● WHAT IS NEEDED:
Give the listing again exactly, omitting its images.
-------- DATASET CONTENT
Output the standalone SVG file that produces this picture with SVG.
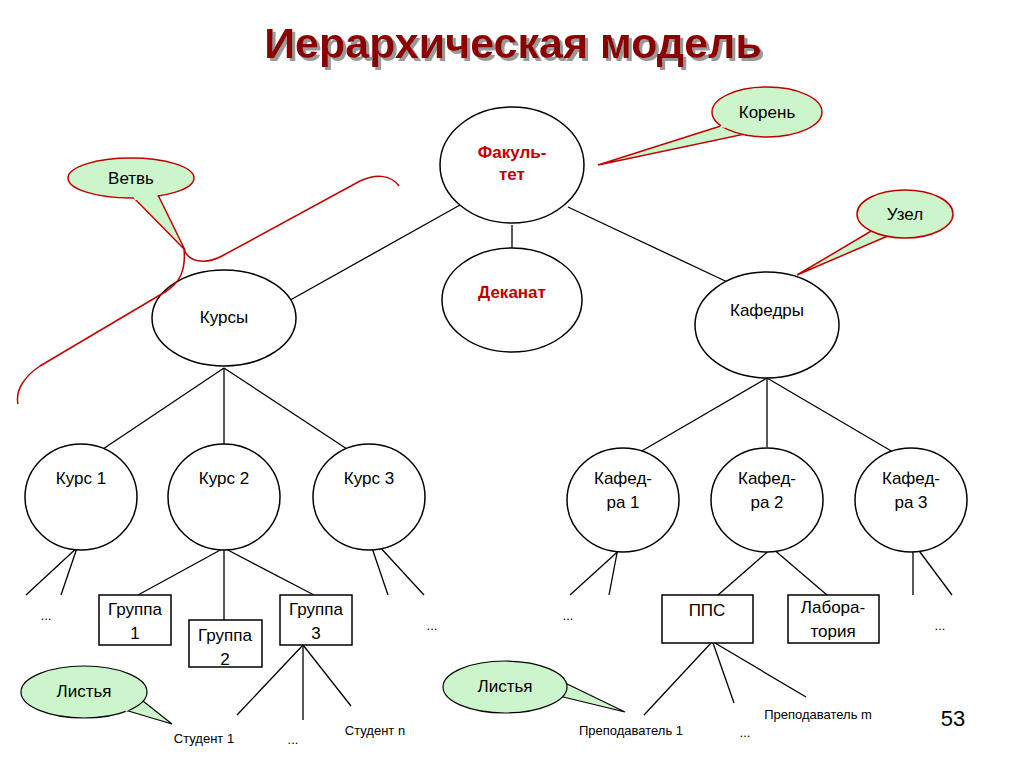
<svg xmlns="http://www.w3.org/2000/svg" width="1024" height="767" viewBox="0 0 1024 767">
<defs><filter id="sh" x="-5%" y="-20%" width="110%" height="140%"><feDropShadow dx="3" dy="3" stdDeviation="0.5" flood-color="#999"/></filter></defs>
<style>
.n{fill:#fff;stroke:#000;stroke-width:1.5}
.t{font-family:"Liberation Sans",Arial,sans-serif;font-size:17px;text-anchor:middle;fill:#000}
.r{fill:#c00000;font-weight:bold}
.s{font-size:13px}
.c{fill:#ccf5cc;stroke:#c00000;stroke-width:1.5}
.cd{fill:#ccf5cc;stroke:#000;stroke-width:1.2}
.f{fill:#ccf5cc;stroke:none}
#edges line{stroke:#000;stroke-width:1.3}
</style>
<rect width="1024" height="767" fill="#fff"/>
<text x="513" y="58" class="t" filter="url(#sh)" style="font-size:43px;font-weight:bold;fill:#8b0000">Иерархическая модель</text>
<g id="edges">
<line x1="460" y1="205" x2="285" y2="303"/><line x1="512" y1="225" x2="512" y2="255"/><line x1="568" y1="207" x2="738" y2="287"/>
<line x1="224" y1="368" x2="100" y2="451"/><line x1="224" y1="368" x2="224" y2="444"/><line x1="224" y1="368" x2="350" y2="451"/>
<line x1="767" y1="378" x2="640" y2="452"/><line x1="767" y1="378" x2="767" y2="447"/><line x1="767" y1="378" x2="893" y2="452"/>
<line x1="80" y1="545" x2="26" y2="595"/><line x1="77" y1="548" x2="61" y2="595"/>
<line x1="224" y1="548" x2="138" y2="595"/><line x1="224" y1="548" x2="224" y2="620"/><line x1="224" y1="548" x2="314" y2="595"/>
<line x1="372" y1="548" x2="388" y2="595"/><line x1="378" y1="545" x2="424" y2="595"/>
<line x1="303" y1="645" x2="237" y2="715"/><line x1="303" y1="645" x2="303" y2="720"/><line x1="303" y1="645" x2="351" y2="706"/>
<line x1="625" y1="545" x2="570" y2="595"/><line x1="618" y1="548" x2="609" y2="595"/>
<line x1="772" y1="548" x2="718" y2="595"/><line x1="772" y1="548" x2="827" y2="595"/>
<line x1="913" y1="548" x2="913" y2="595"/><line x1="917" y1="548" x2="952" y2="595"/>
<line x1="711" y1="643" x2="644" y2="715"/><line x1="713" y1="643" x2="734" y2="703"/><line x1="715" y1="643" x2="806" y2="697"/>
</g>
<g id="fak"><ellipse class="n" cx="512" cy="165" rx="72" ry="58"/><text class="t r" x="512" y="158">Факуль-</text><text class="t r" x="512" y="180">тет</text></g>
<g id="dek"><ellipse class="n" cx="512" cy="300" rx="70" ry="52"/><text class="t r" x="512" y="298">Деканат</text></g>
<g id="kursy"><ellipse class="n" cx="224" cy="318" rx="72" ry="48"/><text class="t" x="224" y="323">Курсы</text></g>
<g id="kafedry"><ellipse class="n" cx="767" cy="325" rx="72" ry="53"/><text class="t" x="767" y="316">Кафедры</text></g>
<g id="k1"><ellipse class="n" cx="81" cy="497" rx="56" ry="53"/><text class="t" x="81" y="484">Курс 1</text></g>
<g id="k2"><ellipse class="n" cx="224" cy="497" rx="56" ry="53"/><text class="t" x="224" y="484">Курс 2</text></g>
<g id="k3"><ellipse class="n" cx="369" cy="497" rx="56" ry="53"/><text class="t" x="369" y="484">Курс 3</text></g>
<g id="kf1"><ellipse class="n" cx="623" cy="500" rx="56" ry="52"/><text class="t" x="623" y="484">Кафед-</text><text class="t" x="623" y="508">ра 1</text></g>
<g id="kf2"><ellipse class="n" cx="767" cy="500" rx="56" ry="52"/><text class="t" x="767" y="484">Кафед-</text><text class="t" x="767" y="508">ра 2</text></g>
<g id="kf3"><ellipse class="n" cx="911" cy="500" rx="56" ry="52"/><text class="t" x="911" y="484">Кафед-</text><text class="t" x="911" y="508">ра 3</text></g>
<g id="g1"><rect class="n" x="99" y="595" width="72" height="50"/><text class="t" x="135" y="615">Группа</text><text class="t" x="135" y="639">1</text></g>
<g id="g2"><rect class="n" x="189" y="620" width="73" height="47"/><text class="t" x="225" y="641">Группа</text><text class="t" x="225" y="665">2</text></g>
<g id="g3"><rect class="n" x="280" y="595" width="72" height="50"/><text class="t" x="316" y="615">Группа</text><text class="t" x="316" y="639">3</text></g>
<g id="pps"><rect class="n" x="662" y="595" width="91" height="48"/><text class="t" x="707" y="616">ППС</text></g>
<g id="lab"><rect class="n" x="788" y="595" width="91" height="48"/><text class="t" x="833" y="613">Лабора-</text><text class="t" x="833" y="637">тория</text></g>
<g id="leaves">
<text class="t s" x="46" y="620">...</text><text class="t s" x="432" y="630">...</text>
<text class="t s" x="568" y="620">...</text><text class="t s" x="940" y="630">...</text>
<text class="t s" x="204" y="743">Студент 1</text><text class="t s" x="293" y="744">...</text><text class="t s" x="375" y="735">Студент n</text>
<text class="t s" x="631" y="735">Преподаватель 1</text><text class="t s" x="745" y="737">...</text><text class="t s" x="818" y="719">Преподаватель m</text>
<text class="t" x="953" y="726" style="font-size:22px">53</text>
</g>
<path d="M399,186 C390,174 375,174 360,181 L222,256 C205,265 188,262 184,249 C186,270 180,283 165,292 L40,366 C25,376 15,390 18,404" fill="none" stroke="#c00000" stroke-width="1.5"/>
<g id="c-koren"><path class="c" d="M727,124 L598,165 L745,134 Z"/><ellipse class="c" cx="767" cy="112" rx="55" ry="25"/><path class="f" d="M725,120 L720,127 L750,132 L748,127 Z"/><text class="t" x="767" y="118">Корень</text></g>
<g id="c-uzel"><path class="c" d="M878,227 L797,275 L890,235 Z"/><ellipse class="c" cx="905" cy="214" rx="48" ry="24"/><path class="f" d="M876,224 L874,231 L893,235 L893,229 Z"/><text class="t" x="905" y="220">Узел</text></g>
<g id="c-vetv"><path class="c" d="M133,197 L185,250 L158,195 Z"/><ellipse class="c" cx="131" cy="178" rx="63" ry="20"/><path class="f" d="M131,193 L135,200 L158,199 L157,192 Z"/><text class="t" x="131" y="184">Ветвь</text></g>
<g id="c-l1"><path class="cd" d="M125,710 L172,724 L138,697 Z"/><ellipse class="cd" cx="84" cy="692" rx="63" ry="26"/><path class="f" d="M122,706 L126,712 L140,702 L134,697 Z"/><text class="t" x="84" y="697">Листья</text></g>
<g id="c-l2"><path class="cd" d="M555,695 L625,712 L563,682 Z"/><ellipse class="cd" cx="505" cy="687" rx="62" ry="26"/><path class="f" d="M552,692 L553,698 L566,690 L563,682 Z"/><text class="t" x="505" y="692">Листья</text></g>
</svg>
----------------
● RESULT FOR THIS EXERCISE:
Output the standalone SVG file that produces this picture with SVG.
<svg xmlns="http://www.w3.org/2000/svg" width="1024" height="767" viewBox="0 0 1024 767">
<defs><filter id="sh" x="-5%" y="-20%" width="110%" height="140%"><feDropShadow dx="3" dy="3" stdDeviation="0.5" flood-color="#999"/></filter></defs>
<style>
.n{fill:#fff;stroke:#000;stroke-width:1.5}
.t{font-family:"Liberation Sans",Arial,sans-serif;font-size:17px;text-anchor:middle;fill:#000}
.r{fill:#c00000;font-weight:bold}
.s{font-size:13px}
.c{fill:#ccf5cc;stroke:#c00000;stroke-width:1.5}
.cd{fill:#ccf5cc;stroke:#000;stroke-width:1.2}
.f{fill:#ccf5cc;stroke:none}
#edges line{stroke:#000;stroke-width:1.3}
</style>
<rect width="1024" height="767" fill="#fff"/>
<text x="513" y="58" class="t" filter="url(#sh)" style="font-size:43px;font-weight:bold;fill:#8b0000">Иерархическая модель</text>
<g id="edges">
<line x1="460" y1="205" x2="285" y2="303"/><line x1="512" y1="225" x2="512" y2="255"/><line x1="568" y1="207" x2="738" y2="287"/>
<line x1="224" y1="368" x2="100" y2="451"/><line x1="224" y1="368" x2="224" y2="444"/><line x1="224" y1="368" x2="350" y2="451"/>
<line x1="767" y1="378" x2="640" y2="452"/><line x1="767" y1="378" x2="767" y2="447"/><line x1="767" y1="378" x2="893" y2="452"/>
<line x1="80" y1="545" x2="26" y2="595"/><line x1="77" y1="548" x2="61" y2="595"/>
<line x1="224" y1="548" x2="138" y2="595"/><line x1="224" y1="548" x2="224" y2="620"/><line x1="224" y1="548" x2="314" y2="595"/>
<line x1="372" y1="548" x2="388" y2="595"/><line x1="378" y1="545" x2="424" y2="595"/>
<line x1="303" y1="645" x2="237" y2="715"/><line x1="303" y1="645" x2="303" y2="720"/><line x1="303" y1="645" x2="351" y2="706"/>
<line x1="625" y1="545" x2="570" y2="595"/><line x1="618" y1="548" x2="609" y2="595"/>
<line x1="772" y1="548" x2="718" y2="595"/><line x1="772" y1="548" x2="827" y2="595"/>
<line x1="913" y1="548" x2="913" y2="595"/><line x1="917" y1="548" x2="952" y2="595"/>
<line x1="711" y1="643" x2="644" y2="715"/><line x1="713" y1="643" x2="734" y2="703"/><line x1="715" y1="643" x2="806" y2="697"/>
</g>
<g id="fak"><ellipse class="n" cx="512" cy="165" rx="72" ry="58"/><text class="t r" x="512" y="158">Факуль-</text><text class="t r" x="512" y="180">тет</text></g>
<g id="dek"><ellipse class="n" cx="512" cy="300" rx="70" ry="52"/><text class="t r" x="512" y="298">Деканат</text></g>
<g id="kursy"><ellipse class="n" cx="224" cy="318" rx="72" ry="48"/><text class="t" x="224" y="323">Курсы</text></g>
<g id="kafedry"><ellipse class="n" cx="767" cy="325" rx="72" ry="53"/><text class="t" x="767" y="316">Кафедры</text></g>
<g id="k1"><ellipse class="n" cx="81" cy="497" rx="56" ry="53"/><text class="t" x="81" y="484">Курс 1</text></g>
<g id="k2"><ellipse class="n" cx="224" cy="497" rx="56" ry="53"/><text class="t" x="224" y="484">Курс 2</text></g>
<g id="k3"><ellipse class="n" cx="369" cy="497" rx="56" ry="53"/><text class="t" x="369" y="484">Курс 3</text></g>
<g id="kf1"><ellipse class="n" cx="623" cy="500" rx="56" ry="52"/><text class="t" x="623" y="484">Кафед-</text><text class="t" x="623" y="508">ра 1</text></g>
<g id="kf2"><ellipse class="n" cx="767" cy="500" rx="56" ry="52"/><text class="t" x="767" y="484">Кафед-</text><text class="t" x="767" y="508">ра 2</text></g>
<g id="kf3"><ellipse class="n" cx="911" cy="500" rx="56" ry="52"/><text class="t" x="911" y="484">Кафед-</text><text class="t" x="911" y="508">ра 3</text></g>
<g id="g1"><rect class="n" x="99" y="595" width="72" height="50"/><text class="t" x="135" y="615">Группа</text><text class="t" x="135" y="639">1</text></g>
<g id="g2"><rect class="n" x="189" y="620" width="73" height="47"/><text class="t" x="225" y="641">Группа</text><text class="t" x="225" y="665">2</text></g>
<g id="g3"><rect class="n" x="280" y="595" width="72" height="50"/><text class="t" x="316" y="615">Группа</text><text class="t" x="316" y="639">3</text></g>
<g id="pps"><rect class="n" x="662" y="595" width="91" height="48"/><text class="t" x="707" y="616">ППС</text></g>
<g id="lab"><rect class="n" x="788" y="595" width="91" height="48"/><text class="t" x="833" y="613">Лабора-</text><text class="t" x="833" y="637">тория</text></g>
<g id="leaves">
<text class="t s" x="46" y="620">...</text><text class="t s" x="432" y="630">...</text>
<text class="t s" x="568" y="620">...</text><text class="t s" x="940" y="630">...</text>
<text class="t s" x="204" y="743">Студент 1</text><text class="t s" x="293" y="744">...</text><text class="t s" x="375" y="735">Студент n</text>
<text class="t s" x="631" y="735">Преподаватель 1</text><text class="t s" x="745" y="737">...</text><text class="t s" x="818" y="719">Преподаватель m</text>
<text class="t" x="953" y="726" style="font-size:22px">53</text>
</g>
<path d="M399,186 C390,174 375,174 360,181 L222,256 C205,265 188,262 184,249 C186,270 180,283 165,292 L40,366 C25,376 15,390 18,404" fill="none" stroke="#c00000" stroke-width="1.5"/>
<g id="c-koren"><path class="c" d="M727,124 L598,165 L745,134 Z"/><ellipse class="c" cx="767" cy="112" rx="55" ry="25"/><path class="f" d="M725,120 L720,127 L750,132 L748,127 Z"/><text class="t" x="767" y="118">Корень</text></g>
<g id="c-uzel"><path class="c" d="M878,227 L797,275 L890,235 Z"/><ellipse class="c" cx="905" cy="214" rx="48" ry="24"/><path class="f" d="M876,224 L874,231 L893,235 L893,229 Z"/><text class="t" x="905" y="220">Узел</text></g>
<g id="c-vetv"><path class="c" d="M133,197 L185,250 L158,195 Z"/><ellipse class="c" cx="131" cy="178" rx="63" ry="20"/><path class="f" d="M131,193 L135,200 L158,199 L157,192 Z"/><text class="t" x="131" y="184">Ветвь</text></g>
<g id="c-l1"><path class="cd" d="M125,710 L172,724 L138,697 Z"/><ellipse class="cd" cx="84" cy="692" rx="63" ry="26"/><path class="f" d="M122,706 L126,712 L140,702 L134,697 Z"/><text class="t" x="84" y="697">Листья</text></g>
<g id="c-l2"><path class="cd" d="M555,695 L625,712 L563,682 Z"/><ellipse class="cd" cx="505" cy="687" rx="62" ry="26"/><path class="f" d="M552,692 L553,698 L566,690 L563,682 Z"/><text class="t" x="505" y="692">Листья</text></g>
</svg>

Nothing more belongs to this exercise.